Cellule Zakat et Actions sociales, ou la Maison du social

Cellule Zakat & Actions sociales
Cellule Zakat & Actions sociales

Chemin faisant, le « grin » Ibadou Rahamane fait face à une autre problématique : celle de la prise en charge des personnes vulnérables à Daloa.

En mars 2011, on procède au lancement de la Cellule Zakat et Actions Sociales (CEZAS). L’institution fonctionne grâce aux Zakats (obligation annuelle), aux aumônes, aux dons et legs. A ce jour, elle comptabilise plus de quatre (04) millions F Cfa. La Cezas traite différents cas en fonction du besoin. « Je m’appelle Cissé Abdoul Djalil, livreur de pains. Je voulais agrandir mon commerce. J’ai donc sollicité l’aide de la Cezas qui n’a pas hésité un seul instant. Elle m’a offert 45 000 F Cfa pour l’achat de box à pains. Grâce à ce coup de main, je suis aujourd’hui à mon 6è box » dit-il reconnaissant.

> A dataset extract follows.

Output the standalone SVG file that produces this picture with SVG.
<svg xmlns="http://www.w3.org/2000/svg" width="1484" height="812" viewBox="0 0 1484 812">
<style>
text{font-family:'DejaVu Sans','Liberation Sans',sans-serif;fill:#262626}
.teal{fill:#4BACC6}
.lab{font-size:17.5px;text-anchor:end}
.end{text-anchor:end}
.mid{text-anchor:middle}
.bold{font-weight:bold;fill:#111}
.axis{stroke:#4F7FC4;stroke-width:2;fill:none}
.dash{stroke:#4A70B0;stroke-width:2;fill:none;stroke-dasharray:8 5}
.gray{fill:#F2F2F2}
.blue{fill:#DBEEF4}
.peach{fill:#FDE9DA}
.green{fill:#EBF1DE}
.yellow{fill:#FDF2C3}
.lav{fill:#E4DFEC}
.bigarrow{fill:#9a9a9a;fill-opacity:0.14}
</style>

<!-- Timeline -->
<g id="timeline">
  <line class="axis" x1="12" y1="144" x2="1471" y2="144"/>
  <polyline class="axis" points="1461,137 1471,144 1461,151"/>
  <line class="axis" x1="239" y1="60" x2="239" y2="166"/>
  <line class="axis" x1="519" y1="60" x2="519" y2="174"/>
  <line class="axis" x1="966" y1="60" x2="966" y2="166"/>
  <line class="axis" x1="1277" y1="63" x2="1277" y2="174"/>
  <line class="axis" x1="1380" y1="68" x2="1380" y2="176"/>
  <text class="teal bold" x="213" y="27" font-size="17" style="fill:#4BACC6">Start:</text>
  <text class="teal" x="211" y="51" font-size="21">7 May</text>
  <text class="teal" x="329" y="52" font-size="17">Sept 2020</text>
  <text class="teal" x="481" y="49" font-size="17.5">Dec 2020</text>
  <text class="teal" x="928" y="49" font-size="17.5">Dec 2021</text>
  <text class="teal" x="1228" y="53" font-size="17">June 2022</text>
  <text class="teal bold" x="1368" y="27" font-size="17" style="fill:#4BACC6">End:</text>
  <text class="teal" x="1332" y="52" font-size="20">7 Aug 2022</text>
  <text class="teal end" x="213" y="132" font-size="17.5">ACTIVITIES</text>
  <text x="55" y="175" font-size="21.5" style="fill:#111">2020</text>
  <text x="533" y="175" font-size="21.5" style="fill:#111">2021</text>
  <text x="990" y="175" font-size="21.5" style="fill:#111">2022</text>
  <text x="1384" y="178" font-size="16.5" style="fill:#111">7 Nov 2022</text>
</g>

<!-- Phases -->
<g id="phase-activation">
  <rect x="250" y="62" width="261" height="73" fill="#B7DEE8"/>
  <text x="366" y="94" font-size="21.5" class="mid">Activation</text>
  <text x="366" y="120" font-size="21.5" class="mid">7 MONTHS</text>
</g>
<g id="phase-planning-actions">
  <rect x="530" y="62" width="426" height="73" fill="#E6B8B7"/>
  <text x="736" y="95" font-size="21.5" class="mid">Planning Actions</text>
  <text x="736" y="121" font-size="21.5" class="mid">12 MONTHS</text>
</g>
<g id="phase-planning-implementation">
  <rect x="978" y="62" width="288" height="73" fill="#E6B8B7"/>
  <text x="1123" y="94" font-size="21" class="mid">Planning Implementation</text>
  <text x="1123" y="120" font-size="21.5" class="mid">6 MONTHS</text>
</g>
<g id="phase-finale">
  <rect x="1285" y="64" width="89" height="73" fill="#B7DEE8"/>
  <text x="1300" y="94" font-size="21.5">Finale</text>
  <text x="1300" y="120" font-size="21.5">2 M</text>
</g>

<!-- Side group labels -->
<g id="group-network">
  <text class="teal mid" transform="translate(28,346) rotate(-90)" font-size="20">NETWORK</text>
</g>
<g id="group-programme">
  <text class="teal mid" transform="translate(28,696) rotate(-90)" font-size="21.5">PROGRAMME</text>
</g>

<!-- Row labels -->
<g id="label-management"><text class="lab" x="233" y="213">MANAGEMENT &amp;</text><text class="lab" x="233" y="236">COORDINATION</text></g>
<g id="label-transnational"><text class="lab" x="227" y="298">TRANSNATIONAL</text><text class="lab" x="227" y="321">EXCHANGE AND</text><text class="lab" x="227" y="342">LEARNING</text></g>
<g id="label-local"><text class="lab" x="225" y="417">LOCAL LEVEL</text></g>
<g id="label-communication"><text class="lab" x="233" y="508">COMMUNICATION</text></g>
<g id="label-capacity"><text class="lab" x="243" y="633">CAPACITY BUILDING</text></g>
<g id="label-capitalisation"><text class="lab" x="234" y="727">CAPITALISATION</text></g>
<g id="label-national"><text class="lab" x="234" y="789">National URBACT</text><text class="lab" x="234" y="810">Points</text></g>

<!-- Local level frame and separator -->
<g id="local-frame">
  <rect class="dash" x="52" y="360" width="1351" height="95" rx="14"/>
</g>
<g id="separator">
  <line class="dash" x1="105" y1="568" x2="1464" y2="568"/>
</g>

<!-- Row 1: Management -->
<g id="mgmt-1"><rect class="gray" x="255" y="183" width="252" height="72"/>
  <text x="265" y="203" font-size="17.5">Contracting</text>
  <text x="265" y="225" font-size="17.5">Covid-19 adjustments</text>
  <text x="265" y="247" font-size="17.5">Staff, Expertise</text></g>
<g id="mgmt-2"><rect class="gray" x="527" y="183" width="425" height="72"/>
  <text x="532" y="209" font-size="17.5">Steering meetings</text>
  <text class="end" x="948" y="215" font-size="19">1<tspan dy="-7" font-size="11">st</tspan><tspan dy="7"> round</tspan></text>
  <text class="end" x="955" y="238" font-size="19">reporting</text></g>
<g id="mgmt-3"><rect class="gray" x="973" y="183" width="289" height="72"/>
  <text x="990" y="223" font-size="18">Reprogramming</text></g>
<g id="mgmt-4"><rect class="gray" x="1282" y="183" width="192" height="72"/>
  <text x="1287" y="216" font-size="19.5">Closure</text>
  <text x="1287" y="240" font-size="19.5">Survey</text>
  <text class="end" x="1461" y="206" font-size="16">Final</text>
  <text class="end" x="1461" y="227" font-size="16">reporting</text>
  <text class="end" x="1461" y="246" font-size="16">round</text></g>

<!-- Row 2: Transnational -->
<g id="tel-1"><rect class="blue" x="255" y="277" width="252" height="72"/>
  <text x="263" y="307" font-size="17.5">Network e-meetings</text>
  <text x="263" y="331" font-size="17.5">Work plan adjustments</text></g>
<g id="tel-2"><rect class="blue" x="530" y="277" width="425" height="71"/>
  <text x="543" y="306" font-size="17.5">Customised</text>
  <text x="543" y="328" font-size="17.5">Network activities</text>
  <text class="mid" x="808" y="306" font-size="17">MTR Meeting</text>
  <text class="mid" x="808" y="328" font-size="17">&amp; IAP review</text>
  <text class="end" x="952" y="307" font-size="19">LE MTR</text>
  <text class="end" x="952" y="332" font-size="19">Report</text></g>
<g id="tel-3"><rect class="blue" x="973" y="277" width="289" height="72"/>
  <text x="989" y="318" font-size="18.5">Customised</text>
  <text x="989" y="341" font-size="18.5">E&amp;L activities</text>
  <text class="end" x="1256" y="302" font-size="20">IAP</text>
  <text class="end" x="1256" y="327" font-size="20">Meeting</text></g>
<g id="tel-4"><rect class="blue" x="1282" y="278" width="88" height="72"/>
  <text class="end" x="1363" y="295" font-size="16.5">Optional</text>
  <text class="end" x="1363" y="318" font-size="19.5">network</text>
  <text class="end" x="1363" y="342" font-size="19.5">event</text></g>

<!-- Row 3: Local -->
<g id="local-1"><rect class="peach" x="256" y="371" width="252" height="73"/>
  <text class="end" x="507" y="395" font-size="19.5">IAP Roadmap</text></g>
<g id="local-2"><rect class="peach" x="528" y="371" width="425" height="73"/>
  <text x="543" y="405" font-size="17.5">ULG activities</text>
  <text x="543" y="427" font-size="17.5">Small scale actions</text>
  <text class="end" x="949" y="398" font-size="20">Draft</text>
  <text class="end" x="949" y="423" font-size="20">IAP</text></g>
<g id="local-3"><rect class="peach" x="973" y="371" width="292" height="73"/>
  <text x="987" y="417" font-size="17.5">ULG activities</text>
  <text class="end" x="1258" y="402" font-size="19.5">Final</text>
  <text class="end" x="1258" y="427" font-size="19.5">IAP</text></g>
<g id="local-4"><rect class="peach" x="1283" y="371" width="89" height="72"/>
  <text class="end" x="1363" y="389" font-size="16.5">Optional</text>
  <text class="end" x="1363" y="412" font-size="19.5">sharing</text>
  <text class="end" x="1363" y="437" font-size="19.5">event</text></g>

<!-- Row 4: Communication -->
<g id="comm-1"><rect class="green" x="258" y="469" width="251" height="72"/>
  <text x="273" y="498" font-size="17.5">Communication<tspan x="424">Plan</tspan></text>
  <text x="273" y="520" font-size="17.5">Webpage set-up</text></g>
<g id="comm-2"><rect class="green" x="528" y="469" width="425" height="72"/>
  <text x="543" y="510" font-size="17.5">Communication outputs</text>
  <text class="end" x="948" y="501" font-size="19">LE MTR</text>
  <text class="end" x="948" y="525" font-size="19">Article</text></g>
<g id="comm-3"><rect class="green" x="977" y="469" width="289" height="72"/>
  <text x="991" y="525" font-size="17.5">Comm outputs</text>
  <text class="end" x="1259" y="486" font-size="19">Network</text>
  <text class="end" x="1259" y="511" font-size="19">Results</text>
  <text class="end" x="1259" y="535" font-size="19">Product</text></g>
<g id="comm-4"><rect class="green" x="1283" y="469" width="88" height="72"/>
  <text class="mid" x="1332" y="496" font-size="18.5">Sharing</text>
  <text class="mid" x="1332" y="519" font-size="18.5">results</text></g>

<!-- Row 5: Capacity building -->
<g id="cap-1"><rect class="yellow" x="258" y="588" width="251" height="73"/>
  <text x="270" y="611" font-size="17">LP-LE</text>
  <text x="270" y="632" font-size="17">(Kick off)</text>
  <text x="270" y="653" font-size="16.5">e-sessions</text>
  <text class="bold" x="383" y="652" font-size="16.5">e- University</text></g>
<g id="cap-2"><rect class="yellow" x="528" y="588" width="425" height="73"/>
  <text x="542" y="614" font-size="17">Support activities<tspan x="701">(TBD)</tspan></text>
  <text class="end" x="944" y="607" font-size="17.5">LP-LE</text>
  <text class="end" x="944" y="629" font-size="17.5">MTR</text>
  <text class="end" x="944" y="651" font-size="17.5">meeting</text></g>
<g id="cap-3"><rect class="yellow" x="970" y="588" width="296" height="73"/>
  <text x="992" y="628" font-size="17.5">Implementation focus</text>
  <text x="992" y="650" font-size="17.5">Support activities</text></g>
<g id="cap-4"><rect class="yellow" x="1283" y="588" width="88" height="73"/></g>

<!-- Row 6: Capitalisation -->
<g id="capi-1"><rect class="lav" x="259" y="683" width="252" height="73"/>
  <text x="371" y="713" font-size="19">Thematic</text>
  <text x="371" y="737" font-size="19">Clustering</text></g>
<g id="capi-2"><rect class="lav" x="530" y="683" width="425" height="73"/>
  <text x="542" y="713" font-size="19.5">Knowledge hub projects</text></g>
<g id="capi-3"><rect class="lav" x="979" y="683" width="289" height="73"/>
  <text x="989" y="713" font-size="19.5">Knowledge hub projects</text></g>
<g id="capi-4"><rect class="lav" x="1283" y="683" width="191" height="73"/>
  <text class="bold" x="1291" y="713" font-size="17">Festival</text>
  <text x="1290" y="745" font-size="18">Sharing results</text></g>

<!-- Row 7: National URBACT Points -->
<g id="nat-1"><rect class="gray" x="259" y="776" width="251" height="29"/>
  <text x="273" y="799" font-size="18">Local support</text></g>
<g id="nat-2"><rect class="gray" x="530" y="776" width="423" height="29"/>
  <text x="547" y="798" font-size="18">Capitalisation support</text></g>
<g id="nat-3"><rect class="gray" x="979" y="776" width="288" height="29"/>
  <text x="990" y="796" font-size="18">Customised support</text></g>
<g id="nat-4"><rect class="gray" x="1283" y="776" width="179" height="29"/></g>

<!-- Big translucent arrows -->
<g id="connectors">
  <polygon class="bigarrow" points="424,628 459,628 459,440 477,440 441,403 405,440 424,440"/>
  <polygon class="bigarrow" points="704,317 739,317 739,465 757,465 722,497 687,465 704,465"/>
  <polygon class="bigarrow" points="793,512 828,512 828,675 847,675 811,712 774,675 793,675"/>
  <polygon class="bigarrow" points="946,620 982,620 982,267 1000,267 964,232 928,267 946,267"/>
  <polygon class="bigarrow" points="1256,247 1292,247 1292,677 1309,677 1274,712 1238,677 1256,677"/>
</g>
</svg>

De l’hôpital islamique à la micro-finance Al Barakat, en passant par l’Institut de Formation et d’Education de Daloa (IFED) et la Cellule Zakat et Actions Sociales (CEZAS), les 3 A de Daloa montrent l’exemple à toute la communauté musulmane nationale qu’il faut joindre l’acte à la parole. En un mot, poser des actions concrètes, susceptibles de propulser le « changement qualitatif ».